At the South Pole, the team will travel on skis or walk while pulling 150 pound sleds over some of the most rugged terrain in the world. The trip is expected to take about 60 days.

   
 

While the training mission won't immediately precede the South Pole trip, it served its purpose. Cross became the first diabetic to walk to the North Pole. And his body withstood a 6,000-calorie-a-day diet of chocolate bars and cheese and walking eight to 10 hours a day in average 30-below zero temperatures while pulling a 100-pound sled, all of which could prove deadly for people with diabetes.

Examinations and tests showed that Cross performed as well as Petersen, said Bret Goodpastor, a University of Pittsburgh exercise physiologist who monitored the men's diet and exercise.

On April 11, the men flew from Pittsburgh to Oslo, Norway, where they boarded a smaller plane and flew north to Spitsbergen Island. The next day a helicopter took them to the edge of the permanent ice pack about 100 miles from the pole.

Before they left, both men said they were concerned about running into polar bears, which are known for their aggression. But while they didn't see one bear, they faced other hazards.

More than once the men trekked all day only to end up at a dead end of sorts: at a "lead" or open ocean that separated the ice pans. Instead of circling back for miles to find a path across firm ice, they often camped at the edge, hoping the lead would freeze over before morning.

Usually it did, but the new ice would be the consistency of gelatin and the ocean could clearly be seen churning beneath, Cross said. The first step was to set up a haul line on the stable ice that would be connected to the men.

"We put our skis on this delicately frozen lead and watched the air bubbles come up," Cross said. "Then we slid our sleds carefully, every move so delicate but quick and we stayed with the rolling motion of the Jello. If you don't go with the movement of this rolling ice, it will cover the back of your skis and you're going in."

"The stuff is like concrete," Cross said. "Once you are in, it sucks you under."

Neither Cross nor Petersen went into the water, but an English member of another excusion group crossing the ice with the Pittsburgh men did fall in.
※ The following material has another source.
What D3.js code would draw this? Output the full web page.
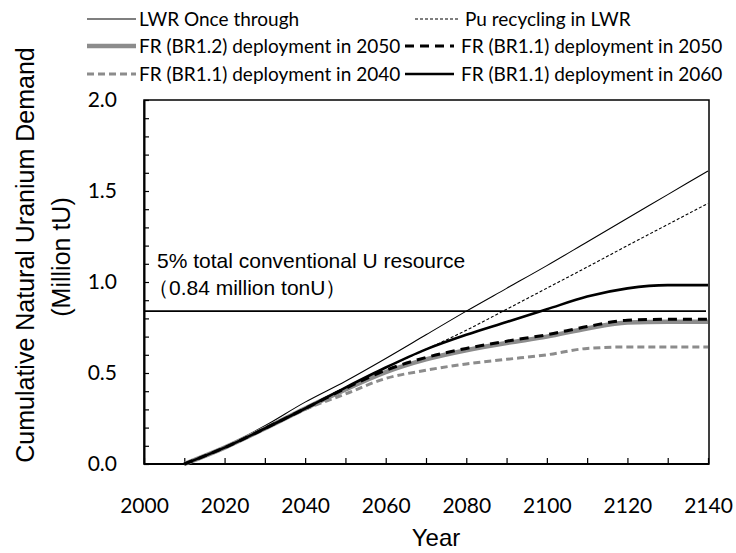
<!DOCTYPE html>
<html>
<head>
<meta charset="utf-8">
<script src="https://cdn.jsdelivr.net/npm/d3@7"></script>
<style>
body { margin: 0; background: #fff; }
svg { display: block; }
</style>
</head>
<body>
<svg id="chart" width="736" height="553"></svg>
<script>
// values, one point every 10 years
const years = [2010, 2020, 2030, 2040, 2050, 2060, 2070, 2080, 2090, 2100, 2110, 2120, 2130, 2140]
const lwrOnce   = [0, 0.095, 0.21, 0.34, 0.455, 0.58, 0.71, 0.84, 0.965, 1.09, 1.22, 1.35, 1.48, 1.61]
const puRecycle = [0, 0.09, 0.195, 0.305, 0.42, 0.53, 0.63, 0.735, 0.85, 0.966, 1.082, 1.2, 1.316, 1.432]
const fr12y2050 = [0, 0.09, 0.195, 0.305, 0.41, 0.505, 0.575, 0.625, 0.665, 0.70, 0.745, 0.778, 0.782, 0.782]
const fr11y2050 = [0, 0.09, 0.195, 0.305, 0.415, 0.515, 0.585, 0.635, 0.675, 0.71, 0.755, 0.79, 0.795, 0.795]
const fr11y2040 = [0, 0.09, 0.195, 0.30, 0.385, 0.47, 0.515, 0.55, 0.575, 0.60, 0.635, 0.643, 0.643, 0.643]
const fr11y2060 = [0, 0.09, 0.195, 0.305, 0.42, 0.53, 0.63, 0.71, 0.78, 0.85, 0.92, 0.965, 0.983, 0.983]
const xLabels = [2000, 2020, 2040, 2060, 2080, 2100, 2120, 2140]
const yLabels = [0, 0.5, 1.0, 1.5, 2.0]
const resourceLimit = 0.84

const LEFT = 144, RIGHT = 708, TOP = 100, BOTTOM = 464
const TICK_FONT = "Lato, 'Liberation Sans', sans-serif"
const TITLE_FONT = "'Liberation Sans', Arial, sans-serif"

var svg = d3.select("#chart")

var x = d3.scaleLinear().domain([2000, 2140]).range([LEFT, RIGHT])
var y = d3.scaleLinear().domain([0, 2]).range([BOTTOM, TOP])

// series styles + legend slot (col, row)
var series = [
    { name: "LWR Once through", values: lwrOnce, color: "#000", width: 1.1, dash: null, col: 0, row: 0 },
    { name: "Pu recycling in LWR", values: puRecycle, color: "#000", width: 1.1, dash: "3,2", col: 1, row: 0 },
    { name: "FR (BR1.2) deployment in 2050", values: fr12y2050, color: "#8c8c8c", width: 4.5, dash: null, col: 0, row: 1 },
    { name: "FR (BR1.1) deployment in 2040", values: fr11y2040, color: "#8c8c8c", width: 3, dash: "7,4", col: 0, row: 2 },
    { name: "FR (BR1.1) deployment in 2060", values: fr11y2060, color: "#000", width: 2.6, dash: null, col: 1, row: 2 },
    { name: "FR (BR1.1) deployment in 2050", values: fr11y2050, color: "#000", width: 3, dash: "9,6", col: 1, row: 1 }
]

// plot frame (top / right sides)
svg.append("rect")
    .attr("x", LEFT).attr("y", TOP)
    .attr("width", RIGHT + 1 - LEFT).attr("height", BOTTOM - TOP)
    .attr("fill", "none")
    .attr("stroke", "#000")
    .attr("stroke-width", 1.5)

// x axis, ticks pointing inward
var xAxis = d3.axisBottom(x)
    .tickValues(d3.range(2000, 2141, 10))
    .tickSize(-6)
    .tickSizeOuter(0)
    .tickPadding(34)
    .tickFormat(d => xLabels.indexOf(d) >= 0 ? d : "")
var gx = svg.append("g")
    .attr("transform", "translate(0," + BOTTOM + ")")
    .call(xAxis)
gx.select(".domain").attr("stroke-width", 2).attr("d", "M" + LEFT + ",0H" + (RIGHT + 1))
gx.selectAll(".tick line").attr("stroke-width", 1.2)
gx.selectAll("text").attr("font-family", TICK_FONT).attr("font-size", 21).attr("fill", "#000")

// y axis
var yAxis = d3.axisLeft(y)
    .tickValues(d3.range(0, 21).map(d => d / 10))
    .tickSize(-5)
    .tickSizeOuter(0)
    .tickPadding(27)
    .tickFormat(d => yLabels.some(v => Math.abs(v - d) < 1e-9) ? d3.format(".1f")(d) : "")
var gy = svg.append("g")
    .attr("transform", "translate(" + LEFT + ",0)")
    .call(yAxis)
gy.select(".domain").attr("stroke-width", 2)
gy.selectAll(".tick line").attr("stroke-width", 1.2)
gy.selectAll("text").attr("font-family", TICK_FONT).attr("font-size", 21).attr("fill", "#000")

// 5% conventional resource line
svg.append("line")
    .attr("x1", x(2000)).attr("x2", x(2140) - 2)
    .attr("y1", y(resourceLimit)).attr("y2", y(resourceLimit))
    .attr("stroke", "#000")
    .attr("stroke-width", 1.8)

svg.append("text")
    .attr("x", 157).attr("y", 268)
    .attr("font-family", TITLE_FONT)
    .attr("font-size", 21)
    .text("5% total conventional U resource")
svg.append("text")
    .attr("x", 148).attr("y", 295)
    .attr("font-family", TITLE_FONT)
    .attr("font-size", 21)
    .text("（0.84 million tonU）")

// series lines
var line = d3.line()
    .x((d, i) => x(years[i]))
    .y(d => y(d))
    .curve(d3.curveMonotoneX)

svg.append("g").selectAll("path")
    .data(series)
    .enter().append("path")
    .attr("d", d => line(d.values))
    .attr("fill", "none")
    .attr("stroke", d => d.color)
    .attr("stroke-width", d => d.width)
    .attr("stroke-dasharray", d => d.dash)
    .attr("stroke-linejoin", "round")

// legend
const LEG_ROW_Y = [19, 46, 74]
const LEG_COL_X = [87, 405]
var legend = svg.append("g").selectAll("g")
    .data(series)
    .enter().append("g")
    .attr("transform", d => "translate(" + LEG_COL_X[d.col] + "," + LEG_ROW_Y[d.row] + ")")
legend.append("line")
    .attr("x1", d => d.col == 1 && d.row == 0 ? 10 : 0)
    .attr("x2", d => d.col == 1 && d.row == 0 ? 55 : 49)
    .attr("stroke", d => d.color)
    .attr("stroke-width", d => d.width)
    .attr("stroke-dasharray", d => d.dash)
legend.append("text")
    .attr("x", d => d.col == 0 ? 52 : (d.row == 0 ? 60 : 56))
    .attr("dy", "0.35em")
    .attr("font-family", TICK_FONT)
    .attr("font-size", 19)
    .text(d => d.name)

// axis titles
svg.append("text")
    .attr("transform", "translate(34,255) rotate(-90)")
    .attr("text-anchor", "middle")
    .attr("font-family", TITLE_FONT)
    .attr("font-size", 25)
    .text("Cumulative Natural Uranium Demand")
svg.append("text")
    .attr("transform", "translate(70,257) rotate(-90)")
    .attr("text-anchor", "middle")
    .attr("font-family", TITLE_FONT)
    .attr("font-size", 25)
    .text("(Million tU)")
svg.append("text")
    .attr("x", 436).attr("y", 546)
    .attr("text-anchor", "middle")
    .attr("font-family", TITLE_FONT)
    .attr("font-size", 24)
    .text("Year")
</script>
</body>
</html>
The man was rescued, warmed up and changed into dry clothes, but lost three toes to frostbite after he returned to England, Cross said.

Repeatedly, the men had to negotiate the mountains of jagged ice left after ice pans collide.

"When the ice packs smash into each other, they create massive chunks of rubble and high cliffs. We had to pull our sleds to the top of those heaps, then bounce them down without having them run over us," Cross said.

Because the polar ice cap is always shifting, the men didn't know if they would reach the pole. But on April 20, they did.

Before the private Russian helicopter arrived to pick them up, Peterson telephone his girlfriend, Melissa Corcino, 32, and ask her to marry him.

"I thought, this could be a good thing, or it could be a bad thing, but I'll never have the chance to do this again," said Peterson, a programmer and machinist at the Petersen Machine Shop. "So I went outside and wedged myself between two ice blocks and called her on the satellite phone.

"I said, 'I'm on top of the world, will you marry me?' She immediately said, 'yes.'"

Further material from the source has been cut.